Return the material exactly as supplied, apart from the pictures, which are omitted.

+++ RAW DATA

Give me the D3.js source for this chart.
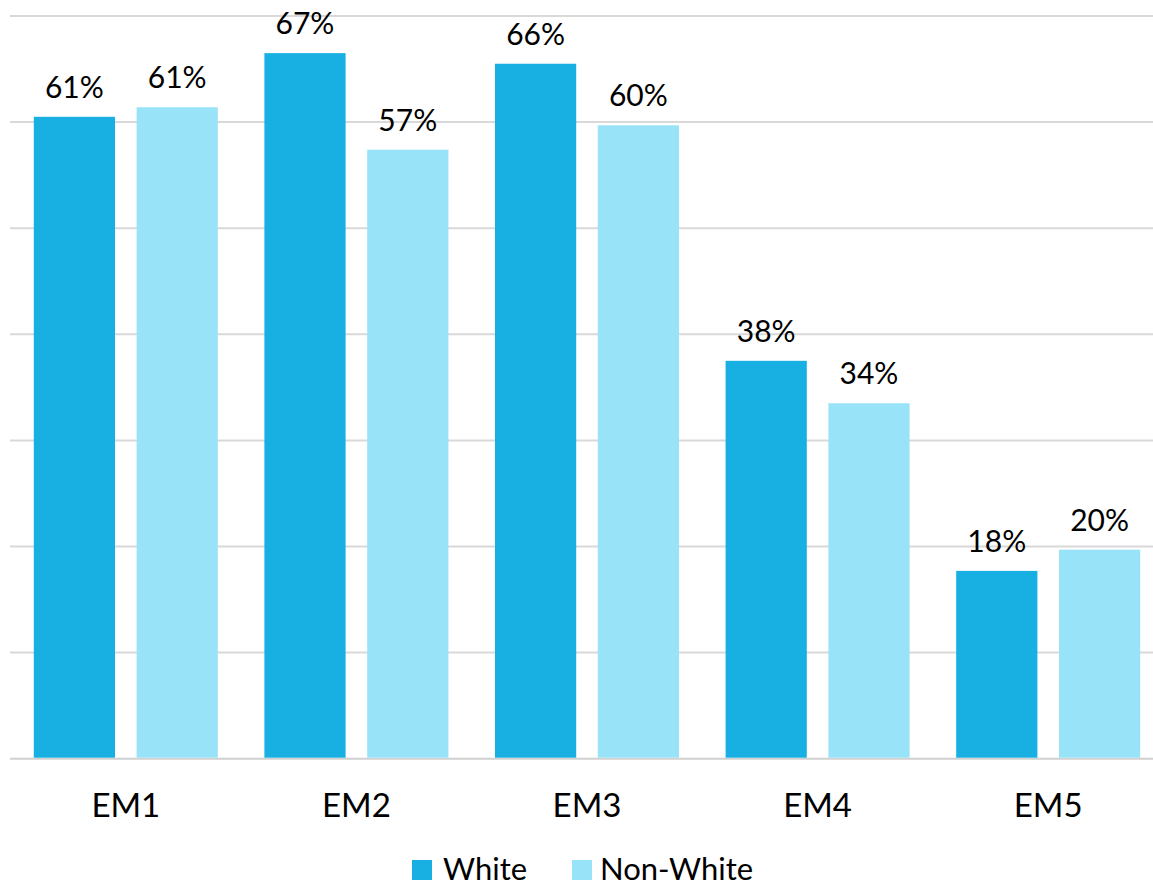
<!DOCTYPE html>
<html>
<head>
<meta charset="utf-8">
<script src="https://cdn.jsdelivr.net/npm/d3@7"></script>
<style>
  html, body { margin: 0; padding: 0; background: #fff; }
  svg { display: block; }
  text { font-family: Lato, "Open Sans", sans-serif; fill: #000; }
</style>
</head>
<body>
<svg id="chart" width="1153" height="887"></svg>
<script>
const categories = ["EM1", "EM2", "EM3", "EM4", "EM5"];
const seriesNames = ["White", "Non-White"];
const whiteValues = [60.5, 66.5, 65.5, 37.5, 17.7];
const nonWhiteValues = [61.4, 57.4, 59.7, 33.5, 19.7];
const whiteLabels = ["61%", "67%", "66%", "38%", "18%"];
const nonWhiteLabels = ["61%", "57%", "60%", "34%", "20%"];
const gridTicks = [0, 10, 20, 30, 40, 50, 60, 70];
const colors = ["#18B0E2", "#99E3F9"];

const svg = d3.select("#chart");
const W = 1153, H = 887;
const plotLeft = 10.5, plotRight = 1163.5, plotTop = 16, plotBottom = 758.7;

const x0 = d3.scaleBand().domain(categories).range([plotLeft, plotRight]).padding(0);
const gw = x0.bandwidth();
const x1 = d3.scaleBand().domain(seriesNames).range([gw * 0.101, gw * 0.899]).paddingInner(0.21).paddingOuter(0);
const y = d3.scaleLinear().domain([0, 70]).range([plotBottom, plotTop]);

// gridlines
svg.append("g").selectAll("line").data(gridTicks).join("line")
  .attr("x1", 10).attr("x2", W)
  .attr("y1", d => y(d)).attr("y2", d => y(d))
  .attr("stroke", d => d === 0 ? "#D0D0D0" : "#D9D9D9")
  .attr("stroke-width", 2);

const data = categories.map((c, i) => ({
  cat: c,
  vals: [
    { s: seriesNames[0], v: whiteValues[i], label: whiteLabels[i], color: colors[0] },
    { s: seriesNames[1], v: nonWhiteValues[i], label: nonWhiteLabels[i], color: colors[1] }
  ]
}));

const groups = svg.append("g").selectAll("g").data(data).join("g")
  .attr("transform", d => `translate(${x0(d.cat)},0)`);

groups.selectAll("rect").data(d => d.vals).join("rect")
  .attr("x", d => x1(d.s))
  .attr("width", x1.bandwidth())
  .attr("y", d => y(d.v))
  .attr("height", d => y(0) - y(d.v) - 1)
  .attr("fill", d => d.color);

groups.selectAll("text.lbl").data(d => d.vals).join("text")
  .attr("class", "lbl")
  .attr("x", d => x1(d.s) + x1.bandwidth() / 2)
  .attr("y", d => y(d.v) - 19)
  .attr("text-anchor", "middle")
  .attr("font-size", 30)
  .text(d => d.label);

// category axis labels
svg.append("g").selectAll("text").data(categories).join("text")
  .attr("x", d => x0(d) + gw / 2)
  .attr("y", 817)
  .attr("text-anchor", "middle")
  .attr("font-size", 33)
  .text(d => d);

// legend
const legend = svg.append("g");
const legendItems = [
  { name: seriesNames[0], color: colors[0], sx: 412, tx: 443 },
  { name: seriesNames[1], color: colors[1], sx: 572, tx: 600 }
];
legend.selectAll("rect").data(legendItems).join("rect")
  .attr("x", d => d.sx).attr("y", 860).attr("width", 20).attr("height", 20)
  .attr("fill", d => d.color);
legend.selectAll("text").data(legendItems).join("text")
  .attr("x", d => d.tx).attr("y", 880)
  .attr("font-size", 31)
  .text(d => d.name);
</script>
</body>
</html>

++++++

EXERCISE RESPONSE »
Give me the D3.js source for this chart.
<!DOCTYPE html>
<html>
<head>
<meta charset="utf-8">
<script src="https://cdn.jsdelivr.net/npm/d3@7"></script>
<style>
  html, body { margin: 0; padding: 0; background: #fff; }
  svg { display: block; }
  text { font-family: Lato, "Open Sans", sans-serif; fill: #000; }
</style>
</head>
<body>
<svg id="chart" width="1153" height="887"></svg>
<script>
const categories = ["EM1", "EM2", "EM3", "EM4", "EM5"];
const seriesNames = ["White", "Non-White"];
const whiteValues = [60.5, 66.5, 65.5, 37.5, 17.7];
const nonWhiteValues = [61.4, 57.4, 59.7, 33.5, 19.7];
const whiteLabels = ["61%", "67%", "66%", "38%", "18%"];
const nonWhiteLabels = ["61%", "57%", "60%", "34%", "20%"];
const gridTicks = [0, 10, 20, 30, 40, 50, 60, 70];
const colors = ["#18B0E2", "#99E3F9"];

const svg = d3.select("#chart");
const W = 1153, H = 887;
const plotLeft = 10.5, plotRight = 1163.5, plotTop = 16, plotBottom = 758.7;

const x0 = d3.scaleBand().domain(categories).range([plotLeft, plotRight]).padding(0);
const gw = x0.bandwidth();
const x1 = d3.scaleBand().domain(seriesNames).range([gw * 0.101, gw * 0.899]).paddingInner(0.21).paddingOuter(0);
const y = d3.scaleLinear().domain([0, 70]).range([plotBottom, plotTop]);

// gridlines
svg.append("g").selectAll("line").data(gridTicks).join("line")
  .attr("x1", 10).attr("x2", W)
  .attr("y1", d => y(d)).attr("y2", d => y(d))
  .attr("stroke", d => d === 0 ? "#D0D0D0" : "#D9D9D9")
  .attr("stroke-width", 2);

const data = categories.map((c, i) => ({
  cat: c,
  vals: [
    { s: seriesNames[0], v: whiteValues[i], label: whiteLabels[i], color: colors[0] },
    { s: seriesNames[1], v: nonWhiteValues[i], label: nonWhiteLabels[i], color: colors[1] }
  ]
}));

const groups = svg.append("g").selectAll("g").data(data).join("g")
  .attr("transform", d => `translate(${x0(d.cat)},0)`);

groups.selectAll("rect").data(d => d.vals).join("rect")
  .attr("x", d => x1(d.s))
  .attr("width", x1.bandwidth())
  .attr("y", d => y(d.v))
  .attr("height", d => y(0) - y(d.v) - 1)
  .attr("fill", d => d.color);

groups.selectAll("text.lbl").data(d => d.vals).join("text")
  .attr("class", "lbl")
  .attr("x", d => x1(d.s) + x1.bandwidth() / 2)
  .attr("y", d => y(d.v) - 19)
  .attr("text-anchor", "middle")
  .attr("font-size", 30)
  .text(d => d.label);

// category axis labels
svg.append("g").selectAll("text").data(categories).join("text")
  .attr("x", d => x0(d) + gw / 2)
  .attr("y", 817)
  .attr("text-anchor", "middle")
  .attr("font-size", 33)
  .text(d => d);

// legend
const legend = svg.append("g");
const legendItems = [
  { name: seriesNames[0], color: colors[0], sx: 412, tx: 443 },
  { name: seriesNames[1], color: colors[1], sx: 572, tx: 600 }
];
legend.selectAll("rect").data(legendItems).join("rect")
  .attr("x", d => d.sx).attr("y", 860).attr("width", 20).attr("height", 20)
  .attr("fill", d => d.color);
legend.selectAll("text").data(legendItems).join("text")
  .attr("x", d => d.tx).attr("y", 880)
  .attr("font-size", 31)
  .text(d => d.name);
</script>
</body>
</html>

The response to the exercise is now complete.